For Ibn Ḥanbal’s contemporaries, this spectacle was an especially moving one because his austerity was a matter of choice. To judge by their names, many of his fellow Hadith scholars were descendants of mawālī, that is, of non-Arabs who had adopted Islam. Their fathers were traders and craftsmen, with names such as “the leather-worker,” “the draper,” “the maker of vinegar,” and so on. Ibn Ḥanbal, by contrast, was an Arab: he belonged to the people who had given the world the Prophet Muḥammad and the language of the Revelation. Moreover, his family was a prominent one that had helped to bring the Abbasid regime to power. His grandfather had served as governor of Sarakhs, a town that now lies on the border between Turkmenistan and Iran (1.7). Presumably, Ibn Ḥanbal could have used his family connections to obtain a government job (3.5–7). Instead, he chose to seek Hadith. Admittedly, he did accept one of the benefits of inherited wealth: a number of rental properties that supplied enough income to support him and his family (40.1). But he is also described as giving his tenants breaks on their rent on the slightest pretext (42.1). When prices were high, he seems not to have collected rent at all, living instead from the sale of cloth woven by his wife Umm Ṣāliḥ (44.6).

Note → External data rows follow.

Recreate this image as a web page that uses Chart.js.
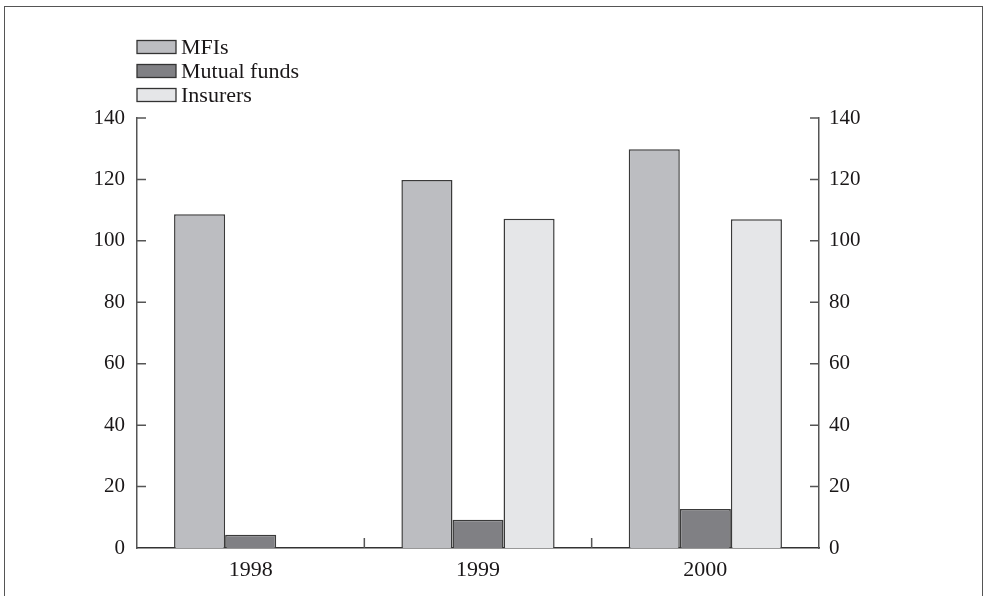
<!DOCTYPE html>
<html>
<head>
<meta charset="utf-8">
<script src="https://cdn.jsdelivr.net/npm/chart.js@4"></script>
<style>
  body { margin: 0; background: #fff; overflow: hidden; }
  #frame {
    position: absolute; left: 4px; top: 6px; width: 977px; height: 640px;
    border: 1.5px solid #555;
  }
  canvas { position: absolute; left: 0; top: 0; }
</style>
</head>
<body>
<div id="frame"></div>
<canvas id="bars" width="987" height="596"></canvas>
<script>
const years = ["1998", "1999", "2000"];
const mfis = [108.7, 119.8, 129.8];
const mutualFunds = [4.3, 9.2, 12.7];
const insurers = [null, 107.2, 107.0];

const seriesNames = ["MFIs", "Mutual funds", "Insurers"];
const seriesColors = ["#bcbdc1", "#808084", "#e5e6e8"];

const fontFamily = "'Liberation Serif', 'Times New Roman', serif";
const textColor = "#1a1718";

// ticks drawn inward, plus the separators between years
const innerTicks = {
  id: "innerTicks",
  afterDraw(chart) {
    const ctx = chart.ctx;
    const { left, right, bottom } = chart.chartArea;
    const yScale = chart.scales.y;
    const xScale = chart.scales.x;

    ctx.save();
    ctx.strokeStyle = "#555";
    ctx.lineWidth = 1.5;
    ctx.beginPath();
    yScale.ticks.forEach((tick) => {
      const y = yScale.getPixelForValue(tick.value);
      if (tick.value === 0) return;
      ctx.moveTo(left, y);
      ctx.lineTo(left + 9, y);
      ctx.moveTo(right - 9, y);
      ctx.lineTo(right, y);
    });
    for (let i = 0; i < years.length - 1; i++) {
      const x = (xScale.getPixelForValue(i) + xScale.getPixelForValue(i + 1)) / 2;
      ctx.moveTo(x, bottom);
      ctx.lineTo(x, bottom - 10);
    }
    ctx.stroke();
    ctx.restore();
  },
};

const stackedLegend = {
  id: "stackedLegend",
  afterDraw(chart) {
    const ctx = chart.ctx;
    const left = chart.chartArea.left;
    ctx.save();
    ctx.font = "22px " + fontFamily;
    ctx.textBaseline = "middle";
    chart.data.datasets.forEach((dataset, i) => {
      const y = 47 + i * 24;
      ctx.fillStyle = dataset.backgroundColor;
      ctx.fillRect(left, y - 6.5, 39, 13);
      ctx.strokeStyle = "#333";
      ctx.lineWidth = 1.3;
      ctx.strokeRect(left, y - 6.5, 39, 13);
      ctx.fillStyle = textColor;
      ctx.fillText(dataset.label, left + 44, y + 1);
    });
    ctx.restore();
  },
};

function buildDatasets() {
  const values = [mfis, mutualFunds, insurers];
  return seriesNames.map((name, i) => {
    return {
      label: name,
      data: values[i],
      backgroundColor: seriesColors[i],
      borderColor: "#3a3a3a",
      borderWidth: 1.5,
      borderSkipped: "bottom",
      categoryPercentage: 0.674,
      barPercentage: 1,
    };
  });
}

function valueAxis(position, width, padding) {
  return {
    position: position,
    min: 0,
    max: 140,
    ticks: {
      stepSize: 20,
      padding: padding,
      color: textColor,
      font: { family: fontFamily, size: 21 },
    },
    grid: { display: false, drawTicks: false },
    border: { display: true, color: "#555", width: 1.5 },
    afterFit: (scale) => {
      scale.width = width;
    },
  };
}

function drawChart() {
  const barChart = document.getElementById("bars").getContext("2d");
  new Chart(barChart, {
    type: "bar",
    data: {
      labels: years,
      datasets: buildDatasets(),
    },
    options: {
      responsive: false,
      animation: false,
      layout: { padding: { top: 118, left: 0, right: 0, bottom: 0 } },
      plugins: {
        legend: { display: false },
        tooltip: { enabled: false },
      },
      scales: {
        x: {
          offset: true,
          ticks: {
            padding: 9,
            color: textColor,
            font: { family: fontFamily, size: 22 },
          },
          grid: { display: false, drawTicks: false },
          border: { display: true, color: "#333", width: 1.5 },
          afterFit: (scale) => {
            scale.height = 48;
          },
        },
        y: valueAxis("left", 137, 12),
        y2: valueAxis("right", 168, 10),
      },
    },
    plugins: [innerTicks, stackedLegend],
  });
}

drawChart();
</script>
</body>
</html>
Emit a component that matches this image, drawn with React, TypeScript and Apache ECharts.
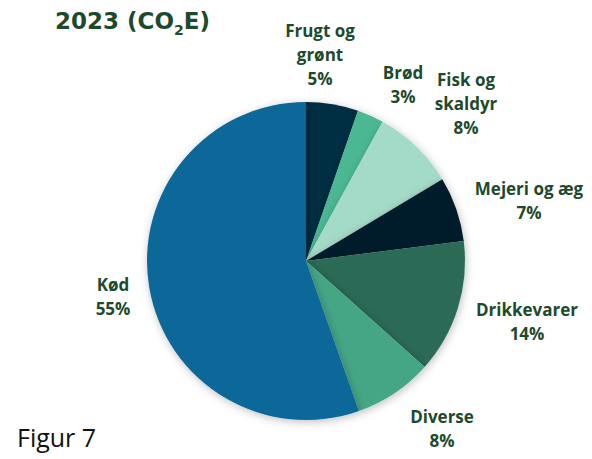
import React, { useEffect, useRef } from "react";
import * as echarts from "echarts";

const categories = ["Frugt og\ngrønt", "Brød", "Fisk og\nskaldyr", "Mejeri og æg", "Drikkevarer", "Diverse", "Kød"];
// shares (%); labels show rounded values
const values = [5.3, 2.7, 8.4, 6.6, 13.6, 8.0, 55.4];
const colors = ["#062d42", "#4bb893", "#a4dbc8", "#031e2a", "#2b6b57", "#45a685", "#08679a"];
// label anchor positions (layout only)
const labelPos: [number, number][] = [
  [320, 54], [403, 84], [466, 103], [529, 200], [527, 321], [442, 428], [113, 296],
];

export default function App() {
  const ref = useRef<HTMLDivElement>(null);
  useEffect(() => {
    document.body.style.margin = "0";
    const chart = echarts.init(ref.current!, undefined, { renderer: "svg" });
    chart.setOption({
      animation: false,
      backgroundColor: "#ffffff",
      graphic: [
        {
          type: "text",
          left: 55,
          top: 9,
          style: {
            text: "{a|2023 (CO}{s|2}{a|E)}",
            rich: {
              a: { fontFamily: "DejaVu Sans", fontWeight: "bold", fontSize: 23, fill: "#1d4a2c", lineHeight: 32 },
              s: { fontFamily: "DejaVu Sans", fontWeight: "bold", fontSize: 14, fill: "#1d4a2c", lineHeight: 32, verticalAlign: "bottom", padding: [13, 0, 0, 0] },
            },
          },
        },
        {
          type: "text",
          left: 17,
          top: 424,
          style: { text: "Figur 7", fontFamily: "Open Sans", fontSize: 25, fill: "#111111" },
        },
      ],
      series: [
        {
          type: "pie",
          center: [306, 261],
          radius: 159,
          startAngle: 90,
          clockwise: true,
          data: categories.map((c, i) => ({ name: c, value: values[i], itemStyle: { color: colors[i] } })),
          itemStyle: {
            borderWidth: 0,
            shadowBlur: 8,
            shadowColor: "rgba(0,0,0,0.25)",
            shadowOffsetX: 1,
            shadowOffsetY: 2,
          },
          label: {
            show: true,
            position: "outside",
            formatter: (p: any) => `${p.name}\n${Math.round(p.value)}%`,
            fontFamily: "Open Sans",
            fontWeight: "bold",
            fontSize: 17,
            lineHeight: 24,
            color: "#1d4a2c",
            align: "center",
            overflow: "none",
            width: 200,
          },
          labelLine: { show: false },
          labelLayout: (p: any) => ({
            x: labelPos[p.dataIndex][0],
            y: labelPos[p.dataIndex][1],
            align: "center",
            verticalAlign: "middle",
          }),
          emphasis: { disabled: true },
        },
      ],
    });
    return () => chart.dispose();
  }, []);
  return <div ref={ref} style={{ width: 592, height: 459 }} />;
}
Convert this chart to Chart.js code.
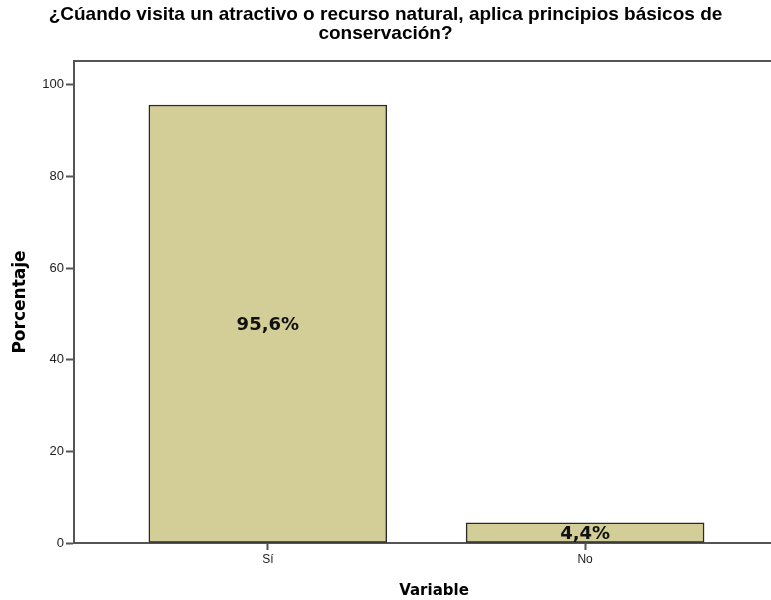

With the benefit of hindsight, we see that Ibn Ḥanbal played a formative role in the movement later called Sunnism. For his followers, being a Muslim meant taking the practice (sunnah) of the Prophet, along with the Qurʾan, as the basis for living one’s life. It meant looking to Hadith—and not, for example, to the words of a living religious guide—as the source of right practice. It meant accepting the succession of caliphs after Muḥammad rather than claiming, as the Shiʿa did, that ʿAlī was the worthiest of the Prophet’s Companions. Finally, it meant rejecting speculation in matters of religion and refusing to discuss matters not spelled out in the Qurʾan or the Hadith.
Ironically, however, Ibn Ḥanbal seems hardly to have been laid to rest before his followers felt compelled to defend their position using the weapons of their adversaries, including theological disputation. Even while he was alive, a rapprochement had begun to take place between Hadith-minded Muslims and the Abbasid regime, which had tried to impose its own top-down, Shiʿa-style guidance on the mass of believers. And Ibn Ḥanbal’s associates had already begun collecting the reports and opinions that would become fundamental texts for those who wished to follow his lead in matters of law (which included belief and ritual as well as the areas covered by Western legal systems). From all this activity emerged the so-called Ḥanbalī legal school, of which Ibn Ḥanbal was not the founder, but certainly the inspiration, or at least the figurehead. By taking a stand against Shiʿism, rationalism, and theological speculation, Ibn Ḥanbal helped articulate the positions now held, at least nominally, by the majority of the Muslims now living on the planet.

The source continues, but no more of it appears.